--- Start ---

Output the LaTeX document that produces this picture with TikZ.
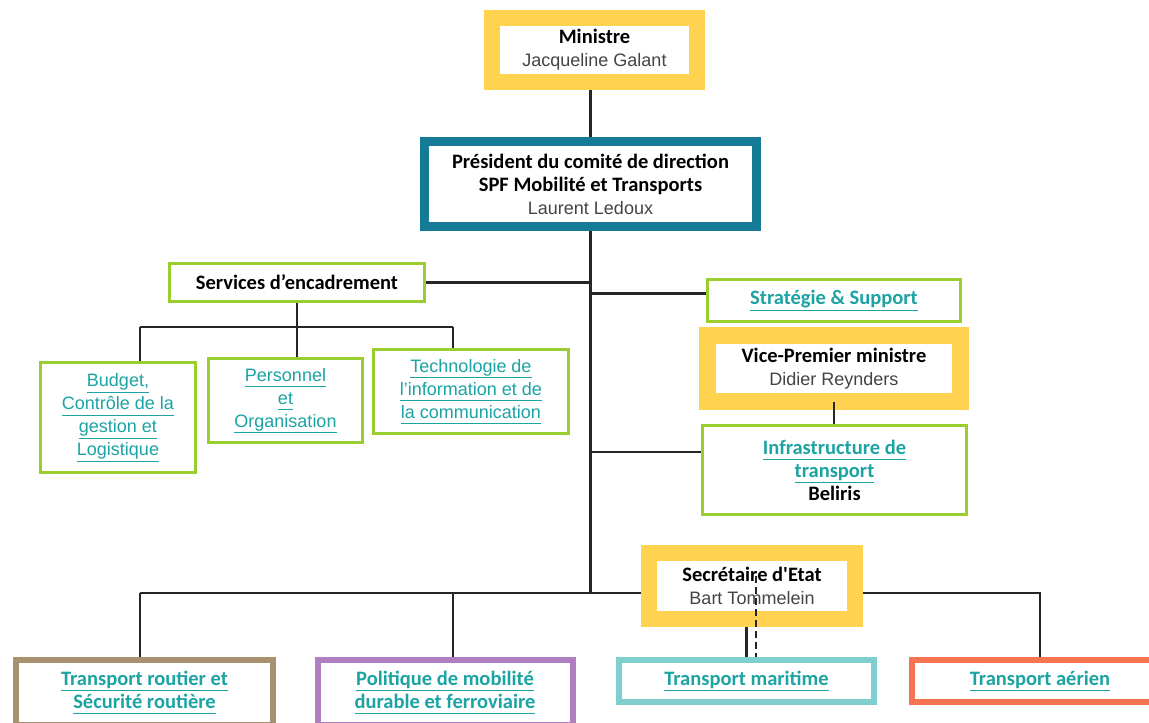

--- End ---
--- Start ---

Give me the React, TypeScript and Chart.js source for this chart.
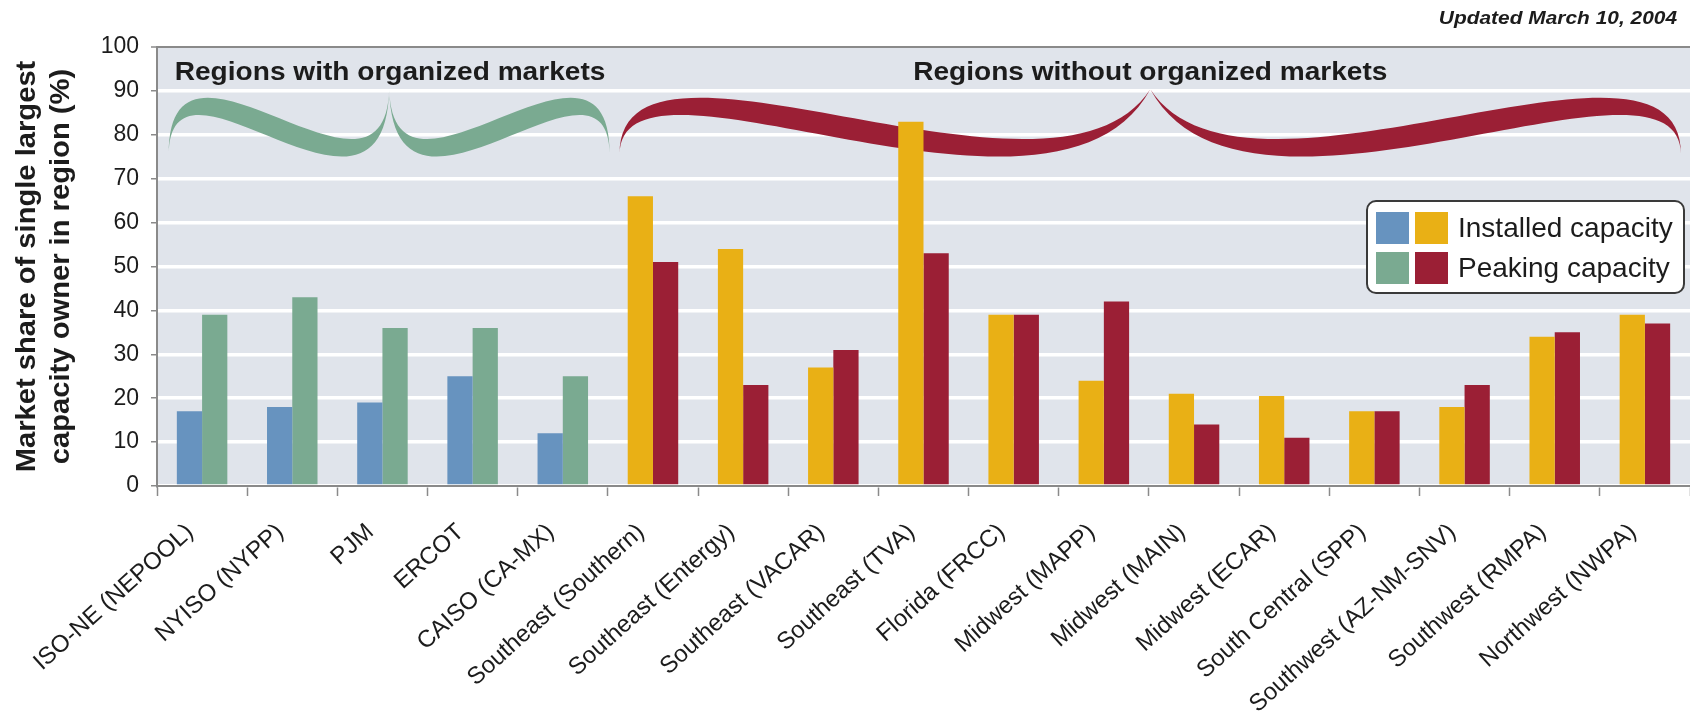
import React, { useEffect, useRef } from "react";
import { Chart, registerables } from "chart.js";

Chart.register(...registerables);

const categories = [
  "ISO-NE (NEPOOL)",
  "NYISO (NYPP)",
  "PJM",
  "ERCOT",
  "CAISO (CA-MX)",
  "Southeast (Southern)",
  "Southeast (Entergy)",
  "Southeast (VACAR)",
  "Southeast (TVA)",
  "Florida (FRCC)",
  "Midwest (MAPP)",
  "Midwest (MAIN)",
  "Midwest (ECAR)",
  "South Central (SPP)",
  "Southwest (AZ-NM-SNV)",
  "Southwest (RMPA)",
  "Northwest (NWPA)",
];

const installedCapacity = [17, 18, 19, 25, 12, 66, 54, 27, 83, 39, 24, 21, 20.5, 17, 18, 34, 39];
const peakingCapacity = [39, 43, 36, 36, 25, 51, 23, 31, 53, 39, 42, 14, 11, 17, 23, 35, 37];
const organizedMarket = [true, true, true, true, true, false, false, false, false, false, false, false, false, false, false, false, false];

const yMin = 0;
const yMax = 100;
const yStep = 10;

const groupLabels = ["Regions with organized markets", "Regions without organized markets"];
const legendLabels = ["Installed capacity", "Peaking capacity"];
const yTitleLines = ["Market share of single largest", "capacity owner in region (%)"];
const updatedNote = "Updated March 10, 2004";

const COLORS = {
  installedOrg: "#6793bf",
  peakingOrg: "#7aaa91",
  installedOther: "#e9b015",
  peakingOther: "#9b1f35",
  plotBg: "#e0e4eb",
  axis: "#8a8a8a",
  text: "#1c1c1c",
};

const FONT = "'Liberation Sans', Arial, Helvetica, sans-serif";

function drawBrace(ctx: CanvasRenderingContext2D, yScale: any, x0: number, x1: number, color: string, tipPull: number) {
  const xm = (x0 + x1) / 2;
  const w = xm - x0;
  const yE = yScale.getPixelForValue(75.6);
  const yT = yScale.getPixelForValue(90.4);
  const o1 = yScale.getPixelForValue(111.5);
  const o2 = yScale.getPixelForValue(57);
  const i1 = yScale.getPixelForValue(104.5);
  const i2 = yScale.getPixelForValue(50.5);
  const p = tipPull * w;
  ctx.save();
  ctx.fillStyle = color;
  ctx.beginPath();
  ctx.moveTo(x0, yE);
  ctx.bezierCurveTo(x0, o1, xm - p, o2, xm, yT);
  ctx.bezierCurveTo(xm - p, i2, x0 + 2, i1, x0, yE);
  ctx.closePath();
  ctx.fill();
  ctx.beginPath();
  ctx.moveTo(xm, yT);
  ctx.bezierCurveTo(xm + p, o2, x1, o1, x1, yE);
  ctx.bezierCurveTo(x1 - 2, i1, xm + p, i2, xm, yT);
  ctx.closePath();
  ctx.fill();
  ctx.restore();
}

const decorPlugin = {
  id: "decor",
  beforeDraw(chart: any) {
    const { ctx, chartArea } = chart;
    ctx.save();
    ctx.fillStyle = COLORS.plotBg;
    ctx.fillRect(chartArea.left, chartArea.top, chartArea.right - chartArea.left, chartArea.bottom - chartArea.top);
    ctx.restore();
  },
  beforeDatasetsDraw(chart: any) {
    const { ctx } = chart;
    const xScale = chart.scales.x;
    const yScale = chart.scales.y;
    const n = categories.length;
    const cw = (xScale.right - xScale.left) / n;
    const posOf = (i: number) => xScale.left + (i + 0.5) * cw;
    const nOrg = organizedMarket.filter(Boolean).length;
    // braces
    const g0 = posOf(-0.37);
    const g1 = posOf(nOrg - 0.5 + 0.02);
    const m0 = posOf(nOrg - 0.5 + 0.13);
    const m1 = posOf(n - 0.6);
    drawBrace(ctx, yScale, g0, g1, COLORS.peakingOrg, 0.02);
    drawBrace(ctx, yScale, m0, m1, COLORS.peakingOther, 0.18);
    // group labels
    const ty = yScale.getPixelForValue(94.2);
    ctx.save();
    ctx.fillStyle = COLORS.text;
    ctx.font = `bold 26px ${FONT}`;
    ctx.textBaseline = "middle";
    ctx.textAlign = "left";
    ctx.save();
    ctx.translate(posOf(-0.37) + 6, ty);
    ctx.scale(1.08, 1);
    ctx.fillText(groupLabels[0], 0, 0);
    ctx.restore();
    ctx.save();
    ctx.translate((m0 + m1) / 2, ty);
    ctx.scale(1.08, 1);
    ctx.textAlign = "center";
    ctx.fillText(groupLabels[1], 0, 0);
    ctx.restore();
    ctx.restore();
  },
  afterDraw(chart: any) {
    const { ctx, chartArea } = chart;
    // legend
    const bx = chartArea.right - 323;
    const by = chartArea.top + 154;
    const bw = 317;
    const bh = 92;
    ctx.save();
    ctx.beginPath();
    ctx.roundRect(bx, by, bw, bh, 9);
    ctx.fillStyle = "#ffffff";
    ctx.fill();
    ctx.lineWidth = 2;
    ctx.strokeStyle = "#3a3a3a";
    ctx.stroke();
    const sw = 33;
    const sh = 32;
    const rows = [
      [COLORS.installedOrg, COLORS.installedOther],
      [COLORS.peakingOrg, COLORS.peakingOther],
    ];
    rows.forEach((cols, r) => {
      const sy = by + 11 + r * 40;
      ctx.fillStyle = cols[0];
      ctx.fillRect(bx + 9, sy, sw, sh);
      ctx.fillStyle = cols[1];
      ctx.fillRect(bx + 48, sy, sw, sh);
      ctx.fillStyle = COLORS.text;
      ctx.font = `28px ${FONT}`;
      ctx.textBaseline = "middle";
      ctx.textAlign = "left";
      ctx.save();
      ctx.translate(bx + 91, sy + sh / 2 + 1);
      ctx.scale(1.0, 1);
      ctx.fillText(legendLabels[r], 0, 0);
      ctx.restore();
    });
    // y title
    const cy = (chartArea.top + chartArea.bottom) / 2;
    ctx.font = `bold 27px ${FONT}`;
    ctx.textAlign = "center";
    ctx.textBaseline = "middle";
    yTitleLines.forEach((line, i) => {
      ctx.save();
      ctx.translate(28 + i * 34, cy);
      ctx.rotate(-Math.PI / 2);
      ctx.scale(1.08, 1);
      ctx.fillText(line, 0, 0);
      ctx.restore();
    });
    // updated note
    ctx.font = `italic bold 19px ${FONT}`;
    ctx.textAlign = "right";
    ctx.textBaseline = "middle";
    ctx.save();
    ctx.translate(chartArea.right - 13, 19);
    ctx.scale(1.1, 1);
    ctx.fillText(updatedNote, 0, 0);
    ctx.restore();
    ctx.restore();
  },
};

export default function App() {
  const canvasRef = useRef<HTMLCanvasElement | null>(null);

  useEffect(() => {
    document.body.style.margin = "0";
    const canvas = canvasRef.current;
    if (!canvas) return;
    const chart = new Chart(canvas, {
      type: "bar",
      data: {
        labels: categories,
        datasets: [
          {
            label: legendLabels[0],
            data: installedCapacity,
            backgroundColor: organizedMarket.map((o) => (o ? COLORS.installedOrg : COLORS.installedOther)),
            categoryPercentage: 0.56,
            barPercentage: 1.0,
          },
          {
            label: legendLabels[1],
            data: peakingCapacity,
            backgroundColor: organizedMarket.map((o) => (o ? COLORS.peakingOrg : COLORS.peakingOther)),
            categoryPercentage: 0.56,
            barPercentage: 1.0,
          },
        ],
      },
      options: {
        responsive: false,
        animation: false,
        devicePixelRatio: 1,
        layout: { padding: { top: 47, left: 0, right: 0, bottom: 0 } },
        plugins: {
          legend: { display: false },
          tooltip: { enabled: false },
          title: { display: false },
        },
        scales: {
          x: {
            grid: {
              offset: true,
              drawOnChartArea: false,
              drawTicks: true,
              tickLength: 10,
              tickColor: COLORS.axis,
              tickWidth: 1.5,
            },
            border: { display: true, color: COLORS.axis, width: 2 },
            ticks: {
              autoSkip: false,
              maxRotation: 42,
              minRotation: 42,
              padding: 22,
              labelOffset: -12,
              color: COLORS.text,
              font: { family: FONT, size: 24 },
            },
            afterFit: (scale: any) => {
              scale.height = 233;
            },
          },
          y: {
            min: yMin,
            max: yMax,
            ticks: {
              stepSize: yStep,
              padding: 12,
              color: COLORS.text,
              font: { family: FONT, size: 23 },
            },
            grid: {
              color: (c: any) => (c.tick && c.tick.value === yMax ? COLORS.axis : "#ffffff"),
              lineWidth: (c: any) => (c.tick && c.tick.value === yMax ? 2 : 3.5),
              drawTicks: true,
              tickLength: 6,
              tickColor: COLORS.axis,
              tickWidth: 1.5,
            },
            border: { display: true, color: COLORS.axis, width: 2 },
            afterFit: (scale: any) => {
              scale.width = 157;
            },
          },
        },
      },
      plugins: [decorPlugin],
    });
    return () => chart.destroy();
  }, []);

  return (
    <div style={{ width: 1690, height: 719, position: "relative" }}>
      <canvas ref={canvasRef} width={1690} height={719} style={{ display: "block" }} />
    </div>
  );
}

--- End ---
--- Start ---

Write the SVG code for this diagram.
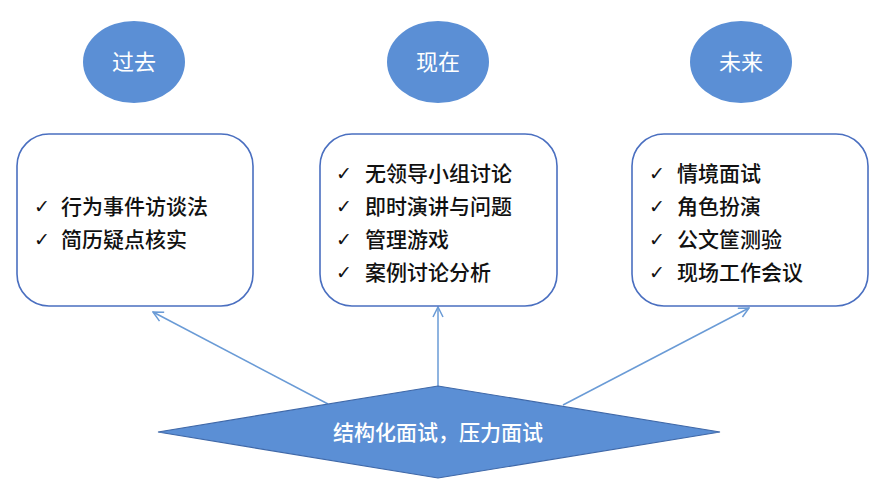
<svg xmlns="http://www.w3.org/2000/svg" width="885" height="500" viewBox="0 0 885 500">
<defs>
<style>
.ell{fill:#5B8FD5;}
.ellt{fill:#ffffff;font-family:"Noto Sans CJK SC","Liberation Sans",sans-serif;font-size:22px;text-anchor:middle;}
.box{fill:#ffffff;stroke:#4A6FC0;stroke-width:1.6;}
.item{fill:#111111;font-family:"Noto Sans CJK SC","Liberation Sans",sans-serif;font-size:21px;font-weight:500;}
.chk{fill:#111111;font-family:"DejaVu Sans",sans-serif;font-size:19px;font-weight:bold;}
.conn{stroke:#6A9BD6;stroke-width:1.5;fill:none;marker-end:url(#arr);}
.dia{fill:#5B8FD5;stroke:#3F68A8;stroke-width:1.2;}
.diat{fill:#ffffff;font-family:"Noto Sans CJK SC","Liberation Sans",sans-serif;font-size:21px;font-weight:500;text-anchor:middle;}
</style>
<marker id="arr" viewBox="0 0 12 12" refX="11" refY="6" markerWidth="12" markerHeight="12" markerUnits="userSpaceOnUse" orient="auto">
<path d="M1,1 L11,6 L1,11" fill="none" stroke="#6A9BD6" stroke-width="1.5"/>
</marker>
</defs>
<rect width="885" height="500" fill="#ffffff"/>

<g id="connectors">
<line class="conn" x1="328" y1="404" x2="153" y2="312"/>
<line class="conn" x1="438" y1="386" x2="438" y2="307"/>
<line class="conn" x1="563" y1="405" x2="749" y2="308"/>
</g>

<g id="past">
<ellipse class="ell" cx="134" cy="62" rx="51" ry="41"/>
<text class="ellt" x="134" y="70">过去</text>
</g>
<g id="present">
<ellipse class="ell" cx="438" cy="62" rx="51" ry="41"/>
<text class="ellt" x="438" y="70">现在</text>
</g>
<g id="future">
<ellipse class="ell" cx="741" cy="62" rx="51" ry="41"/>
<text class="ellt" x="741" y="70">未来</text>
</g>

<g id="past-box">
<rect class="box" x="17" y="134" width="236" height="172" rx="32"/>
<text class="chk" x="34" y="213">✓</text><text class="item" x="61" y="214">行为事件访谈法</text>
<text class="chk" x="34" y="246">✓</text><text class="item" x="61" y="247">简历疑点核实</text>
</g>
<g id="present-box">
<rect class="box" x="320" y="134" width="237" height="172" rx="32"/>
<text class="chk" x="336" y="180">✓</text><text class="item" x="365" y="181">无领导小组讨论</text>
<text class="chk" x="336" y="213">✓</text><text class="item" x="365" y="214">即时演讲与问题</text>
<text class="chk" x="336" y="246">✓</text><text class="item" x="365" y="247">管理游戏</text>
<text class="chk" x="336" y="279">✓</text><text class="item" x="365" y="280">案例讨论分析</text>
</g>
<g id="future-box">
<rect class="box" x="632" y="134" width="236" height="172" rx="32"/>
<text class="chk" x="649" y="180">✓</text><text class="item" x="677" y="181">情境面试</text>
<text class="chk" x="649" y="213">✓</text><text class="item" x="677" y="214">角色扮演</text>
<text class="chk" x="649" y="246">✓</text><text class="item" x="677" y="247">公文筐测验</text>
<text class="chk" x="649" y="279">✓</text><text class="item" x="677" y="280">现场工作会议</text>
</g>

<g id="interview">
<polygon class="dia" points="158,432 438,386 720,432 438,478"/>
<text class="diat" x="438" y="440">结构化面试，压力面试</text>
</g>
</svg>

--- End ---

--- What to produce ---
Copy every line above in which the string "document" shows up.

--- Written answer ---
Output the LaTeX document that produces this picture with TikZ.
    document.body.style.margin = "0";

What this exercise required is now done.